===== Material =====

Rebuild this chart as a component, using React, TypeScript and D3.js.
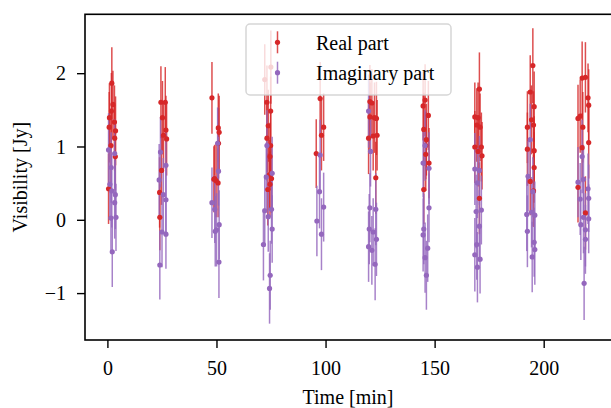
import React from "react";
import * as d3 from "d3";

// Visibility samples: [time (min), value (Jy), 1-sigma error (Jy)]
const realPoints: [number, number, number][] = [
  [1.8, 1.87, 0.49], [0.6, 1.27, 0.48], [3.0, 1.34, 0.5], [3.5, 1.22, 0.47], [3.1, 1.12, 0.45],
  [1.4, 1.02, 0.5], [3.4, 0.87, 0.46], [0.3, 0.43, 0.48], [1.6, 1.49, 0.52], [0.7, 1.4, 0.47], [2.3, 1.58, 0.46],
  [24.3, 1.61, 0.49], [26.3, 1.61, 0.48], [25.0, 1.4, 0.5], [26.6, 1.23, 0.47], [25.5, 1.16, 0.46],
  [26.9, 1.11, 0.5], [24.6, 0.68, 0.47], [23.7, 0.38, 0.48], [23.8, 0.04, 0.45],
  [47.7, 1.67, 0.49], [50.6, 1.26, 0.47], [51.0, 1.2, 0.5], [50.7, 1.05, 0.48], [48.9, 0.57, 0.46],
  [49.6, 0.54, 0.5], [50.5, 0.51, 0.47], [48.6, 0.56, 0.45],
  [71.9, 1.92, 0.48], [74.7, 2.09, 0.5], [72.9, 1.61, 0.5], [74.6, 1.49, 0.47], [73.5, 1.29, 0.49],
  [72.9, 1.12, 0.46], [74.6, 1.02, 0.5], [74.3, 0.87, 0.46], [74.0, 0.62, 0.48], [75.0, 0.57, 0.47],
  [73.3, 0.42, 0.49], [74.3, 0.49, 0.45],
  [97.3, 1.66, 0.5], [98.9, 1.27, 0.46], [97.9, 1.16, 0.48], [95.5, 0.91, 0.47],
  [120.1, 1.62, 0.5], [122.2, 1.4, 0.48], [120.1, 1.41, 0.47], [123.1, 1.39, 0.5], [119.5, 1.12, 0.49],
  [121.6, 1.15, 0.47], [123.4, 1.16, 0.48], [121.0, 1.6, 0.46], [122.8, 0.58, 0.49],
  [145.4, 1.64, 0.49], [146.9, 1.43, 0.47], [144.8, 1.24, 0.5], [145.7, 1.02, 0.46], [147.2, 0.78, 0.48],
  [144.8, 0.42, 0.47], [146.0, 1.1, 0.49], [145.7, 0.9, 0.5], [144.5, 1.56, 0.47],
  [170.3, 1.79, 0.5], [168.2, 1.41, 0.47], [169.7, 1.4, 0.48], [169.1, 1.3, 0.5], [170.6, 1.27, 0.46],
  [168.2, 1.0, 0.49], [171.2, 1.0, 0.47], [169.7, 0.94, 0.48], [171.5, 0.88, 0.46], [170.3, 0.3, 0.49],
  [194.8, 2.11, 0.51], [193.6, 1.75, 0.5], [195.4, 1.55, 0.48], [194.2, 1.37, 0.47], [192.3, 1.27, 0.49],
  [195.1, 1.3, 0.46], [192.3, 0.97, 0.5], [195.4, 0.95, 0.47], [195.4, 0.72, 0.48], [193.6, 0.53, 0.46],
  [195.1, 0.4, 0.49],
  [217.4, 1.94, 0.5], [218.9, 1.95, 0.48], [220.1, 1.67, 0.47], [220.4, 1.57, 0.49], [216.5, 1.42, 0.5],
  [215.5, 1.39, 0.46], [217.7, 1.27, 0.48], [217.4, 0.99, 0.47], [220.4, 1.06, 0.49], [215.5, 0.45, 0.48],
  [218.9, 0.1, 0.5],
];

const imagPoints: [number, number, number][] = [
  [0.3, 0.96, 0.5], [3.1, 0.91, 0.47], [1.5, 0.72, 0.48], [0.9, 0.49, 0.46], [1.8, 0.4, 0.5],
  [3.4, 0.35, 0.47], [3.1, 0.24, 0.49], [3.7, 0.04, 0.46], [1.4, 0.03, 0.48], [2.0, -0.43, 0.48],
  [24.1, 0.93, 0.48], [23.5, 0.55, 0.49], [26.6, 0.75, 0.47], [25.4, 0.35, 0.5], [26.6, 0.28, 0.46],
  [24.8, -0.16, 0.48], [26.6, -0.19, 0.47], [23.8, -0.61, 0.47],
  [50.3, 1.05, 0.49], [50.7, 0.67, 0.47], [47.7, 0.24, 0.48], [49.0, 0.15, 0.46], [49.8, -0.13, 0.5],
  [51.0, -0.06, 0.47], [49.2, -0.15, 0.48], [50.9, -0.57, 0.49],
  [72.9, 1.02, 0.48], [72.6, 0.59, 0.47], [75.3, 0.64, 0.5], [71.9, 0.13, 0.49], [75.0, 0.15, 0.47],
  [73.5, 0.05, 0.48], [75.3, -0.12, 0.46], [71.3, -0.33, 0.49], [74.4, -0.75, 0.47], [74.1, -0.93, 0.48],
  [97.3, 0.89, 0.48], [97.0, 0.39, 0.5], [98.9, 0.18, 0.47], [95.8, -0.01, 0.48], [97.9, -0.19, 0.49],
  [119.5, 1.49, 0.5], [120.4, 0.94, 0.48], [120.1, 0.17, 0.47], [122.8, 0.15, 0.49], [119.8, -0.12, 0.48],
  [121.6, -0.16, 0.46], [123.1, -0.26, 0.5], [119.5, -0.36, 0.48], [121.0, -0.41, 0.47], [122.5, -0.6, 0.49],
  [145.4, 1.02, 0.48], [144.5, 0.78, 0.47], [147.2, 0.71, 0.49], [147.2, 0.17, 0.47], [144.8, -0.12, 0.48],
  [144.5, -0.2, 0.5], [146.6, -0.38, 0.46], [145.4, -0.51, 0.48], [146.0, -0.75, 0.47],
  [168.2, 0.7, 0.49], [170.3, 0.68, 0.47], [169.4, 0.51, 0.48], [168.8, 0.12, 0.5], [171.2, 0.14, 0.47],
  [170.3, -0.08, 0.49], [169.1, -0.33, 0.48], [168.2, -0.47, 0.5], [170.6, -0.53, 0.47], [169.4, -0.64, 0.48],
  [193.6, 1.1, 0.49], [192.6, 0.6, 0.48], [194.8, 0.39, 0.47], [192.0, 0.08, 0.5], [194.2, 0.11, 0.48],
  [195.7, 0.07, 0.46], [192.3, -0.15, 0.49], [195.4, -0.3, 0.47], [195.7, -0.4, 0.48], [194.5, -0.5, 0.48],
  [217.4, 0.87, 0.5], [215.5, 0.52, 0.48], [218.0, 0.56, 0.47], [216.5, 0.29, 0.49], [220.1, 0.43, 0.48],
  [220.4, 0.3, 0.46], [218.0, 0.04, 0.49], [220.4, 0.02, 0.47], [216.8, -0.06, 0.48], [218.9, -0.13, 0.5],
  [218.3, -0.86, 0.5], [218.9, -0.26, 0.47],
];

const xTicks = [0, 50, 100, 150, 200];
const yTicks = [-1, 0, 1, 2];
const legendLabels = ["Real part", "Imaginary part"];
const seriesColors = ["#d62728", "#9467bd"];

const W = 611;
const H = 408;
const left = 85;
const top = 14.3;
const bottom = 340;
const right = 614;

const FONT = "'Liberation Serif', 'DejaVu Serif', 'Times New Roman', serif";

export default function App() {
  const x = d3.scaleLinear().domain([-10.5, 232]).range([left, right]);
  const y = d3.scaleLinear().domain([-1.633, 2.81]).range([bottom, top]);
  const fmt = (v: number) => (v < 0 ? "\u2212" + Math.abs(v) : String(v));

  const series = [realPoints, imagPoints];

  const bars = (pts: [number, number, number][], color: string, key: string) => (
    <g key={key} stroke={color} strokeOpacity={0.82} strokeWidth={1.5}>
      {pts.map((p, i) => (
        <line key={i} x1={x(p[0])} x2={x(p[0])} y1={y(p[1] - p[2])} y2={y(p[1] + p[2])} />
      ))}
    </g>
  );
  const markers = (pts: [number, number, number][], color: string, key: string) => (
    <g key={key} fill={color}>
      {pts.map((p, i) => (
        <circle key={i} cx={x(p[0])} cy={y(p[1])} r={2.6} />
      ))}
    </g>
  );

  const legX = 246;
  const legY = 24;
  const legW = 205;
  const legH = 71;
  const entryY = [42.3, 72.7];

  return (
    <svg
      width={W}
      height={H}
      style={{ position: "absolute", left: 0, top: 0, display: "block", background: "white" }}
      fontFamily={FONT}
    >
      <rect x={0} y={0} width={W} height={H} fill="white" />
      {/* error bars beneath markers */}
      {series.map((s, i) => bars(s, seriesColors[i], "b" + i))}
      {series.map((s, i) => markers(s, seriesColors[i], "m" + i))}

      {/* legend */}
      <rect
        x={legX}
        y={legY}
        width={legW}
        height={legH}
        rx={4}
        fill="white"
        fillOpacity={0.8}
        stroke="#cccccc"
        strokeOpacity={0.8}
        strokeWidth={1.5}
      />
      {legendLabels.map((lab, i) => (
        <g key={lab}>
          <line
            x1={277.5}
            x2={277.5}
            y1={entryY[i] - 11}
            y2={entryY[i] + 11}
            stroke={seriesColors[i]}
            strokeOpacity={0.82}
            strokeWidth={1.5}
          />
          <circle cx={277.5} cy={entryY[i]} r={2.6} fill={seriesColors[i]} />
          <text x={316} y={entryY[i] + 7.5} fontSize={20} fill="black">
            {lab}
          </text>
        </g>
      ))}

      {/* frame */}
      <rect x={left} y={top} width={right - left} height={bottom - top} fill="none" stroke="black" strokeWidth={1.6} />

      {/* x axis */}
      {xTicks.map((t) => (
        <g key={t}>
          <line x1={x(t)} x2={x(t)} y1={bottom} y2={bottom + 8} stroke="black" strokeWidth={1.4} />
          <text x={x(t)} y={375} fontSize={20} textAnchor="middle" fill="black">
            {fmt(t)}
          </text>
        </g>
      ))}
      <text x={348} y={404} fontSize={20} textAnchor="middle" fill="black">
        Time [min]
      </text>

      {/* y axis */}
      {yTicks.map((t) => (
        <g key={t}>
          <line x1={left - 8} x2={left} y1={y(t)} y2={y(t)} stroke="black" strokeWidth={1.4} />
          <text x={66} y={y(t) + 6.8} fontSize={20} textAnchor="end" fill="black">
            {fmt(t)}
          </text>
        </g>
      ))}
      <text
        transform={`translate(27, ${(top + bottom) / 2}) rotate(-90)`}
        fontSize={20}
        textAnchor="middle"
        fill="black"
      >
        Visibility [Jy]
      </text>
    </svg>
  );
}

=====

> **Set exercise**: Starting with the first line of the data above and ending with the line containing "import * as", please restate every line exactly, leaving images out.

> **Written answer**:
Rebuild this chart as a component, using React, TypeScript and D3.js.
import React from "react";
import * as d3 from "d3";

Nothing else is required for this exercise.